Speaker flexes question time muscle

Speaker Harry Jenkins
Speaker Harry Jenkins has laid down the law in parliament, ruling disparaging
remarks out of order.  Picture: Ray Strange Source: The Australian

The days of endless question time haranguing may be over following a landmark edict by Speaker Harry Jenkins ruling disparaging partisan remarks out of order in the federal parliament.

Mr Jenkins slapped down ministers today, ruling out formulaic "Dorothy Dix" questions which set the stage for gratuitous attacks on the opposition.

The change came after he was forced to rule out an opposition question contrasting Julia Gillard's support for scandal-hit MP Craig Thomson with her criticism of High Court Chief Justice Robert French.

He initially said he was inclined to allow the question, based on past precedent, despite his misgivings over all questions that cast aspersions on members of the House.

But Leader of the House Anthony Albanese argued the point, saying the question should be rejected because, among other reasons, it cast aspersions and inferences, was insulting and hypothetical.

"Well, this is a big change in the game," Mr Jenkins said.

"I've got to decide whether I rule out most of the questions from both sides.
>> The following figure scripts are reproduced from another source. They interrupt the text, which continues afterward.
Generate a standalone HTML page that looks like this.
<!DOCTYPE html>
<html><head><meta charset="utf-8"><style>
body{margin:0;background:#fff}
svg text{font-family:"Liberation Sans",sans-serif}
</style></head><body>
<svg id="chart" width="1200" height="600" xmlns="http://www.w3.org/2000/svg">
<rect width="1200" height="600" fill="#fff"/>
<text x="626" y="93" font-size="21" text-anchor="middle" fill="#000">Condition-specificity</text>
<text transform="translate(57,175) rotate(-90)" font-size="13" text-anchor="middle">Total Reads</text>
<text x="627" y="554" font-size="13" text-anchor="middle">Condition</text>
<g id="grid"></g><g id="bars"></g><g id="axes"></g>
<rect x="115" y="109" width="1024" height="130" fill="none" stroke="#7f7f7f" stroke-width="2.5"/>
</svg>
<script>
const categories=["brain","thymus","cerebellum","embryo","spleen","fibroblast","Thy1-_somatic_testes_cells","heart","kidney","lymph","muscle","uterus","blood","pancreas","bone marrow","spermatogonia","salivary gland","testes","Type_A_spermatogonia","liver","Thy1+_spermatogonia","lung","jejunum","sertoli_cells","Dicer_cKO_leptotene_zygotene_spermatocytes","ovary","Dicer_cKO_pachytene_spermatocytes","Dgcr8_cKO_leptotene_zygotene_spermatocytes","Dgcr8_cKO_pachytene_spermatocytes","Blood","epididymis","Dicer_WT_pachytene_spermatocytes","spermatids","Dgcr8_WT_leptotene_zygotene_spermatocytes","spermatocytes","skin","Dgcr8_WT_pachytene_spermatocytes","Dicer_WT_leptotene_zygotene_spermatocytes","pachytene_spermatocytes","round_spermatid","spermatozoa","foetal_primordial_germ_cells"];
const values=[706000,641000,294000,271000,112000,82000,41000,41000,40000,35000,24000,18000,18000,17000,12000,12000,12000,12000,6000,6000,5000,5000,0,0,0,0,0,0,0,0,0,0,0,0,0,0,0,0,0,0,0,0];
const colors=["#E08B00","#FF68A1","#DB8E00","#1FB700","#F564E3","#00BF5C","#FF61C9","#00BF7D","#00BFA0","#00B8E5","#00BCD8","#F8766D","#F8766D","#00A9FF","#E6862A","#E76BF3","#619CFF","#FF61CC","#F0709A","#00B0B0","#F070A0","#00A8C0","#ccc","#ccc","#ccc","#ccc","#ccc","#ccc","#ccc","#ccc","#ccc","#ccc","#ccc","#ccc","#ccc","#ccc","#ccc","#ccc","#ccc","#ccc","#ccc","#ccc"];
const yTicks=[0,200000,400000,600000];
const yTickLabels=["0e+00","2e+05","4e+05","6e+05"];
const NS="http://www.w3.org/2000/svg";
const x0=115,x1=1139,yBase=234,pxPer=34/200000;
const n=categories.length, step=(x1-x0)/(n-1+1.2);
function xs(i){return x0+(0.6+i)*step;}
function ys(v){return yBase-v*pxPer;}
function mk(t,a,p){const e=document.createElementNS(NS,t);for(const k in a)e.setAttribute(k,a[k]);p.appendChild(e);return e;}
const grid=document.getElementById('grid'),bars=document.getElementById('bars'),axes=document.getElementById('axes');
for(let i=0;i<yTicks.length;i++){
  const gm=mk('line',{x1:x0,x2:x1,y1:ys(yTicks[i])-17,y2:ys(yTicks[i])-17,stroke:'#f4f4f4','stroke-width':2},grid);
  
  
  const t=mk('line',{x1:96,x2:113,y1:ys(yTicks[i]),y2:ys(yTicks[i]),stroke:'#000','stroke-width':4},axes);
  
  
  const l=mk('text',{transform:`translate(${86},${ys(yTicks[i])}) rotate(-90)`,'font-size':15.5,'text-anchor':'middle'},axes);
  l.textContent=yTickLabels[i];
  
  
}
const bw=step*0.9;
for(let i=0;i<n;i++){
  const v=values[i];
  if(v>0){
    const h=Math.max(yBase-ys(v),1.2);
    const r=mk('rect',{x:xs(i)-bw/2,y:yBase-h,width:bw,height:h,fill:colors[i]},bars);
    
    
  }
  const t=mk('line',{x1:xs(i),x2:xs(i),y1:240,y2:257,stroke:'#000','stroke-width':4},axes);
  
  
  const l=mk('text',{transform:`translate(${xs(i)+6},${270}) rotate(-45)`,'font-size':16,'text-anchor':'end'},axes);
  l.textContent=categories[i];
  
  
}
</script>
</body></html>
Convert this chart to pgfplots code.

And I'm happy to do that if that is the wish of the House.

"I've tried for four years to get a sensible set of rules for question time, and if they want me to implement my version of the rules, I'm happy to."

He then proceeded to rule out of order portions of questions to ministers by government MPs providing open-ended opportunities for attack.

A question to Community Services Minister Jenny Macklin was the first to suffer the speaker's wrath.

She was asked: "Minister how is the government delivering on its commitment to support pensioners to balance their budgets? What risks are there to this support and how is the government responding?"

Mr Jenkins intervened before Ms Macklin reach the despatch box, erasing the usual invitation to attack the opposition.

"The last two parts of that question are out of order, I will allow the first part," he said.
Under the new standard, much of the party-political abuse in both questions and answers will now be out of order.

Under normal circumstances, a speaker might face removal by his or her own side for such a ruling.

But any such move would be intensely dangerous in the current parliament for a government with a one-seat majority.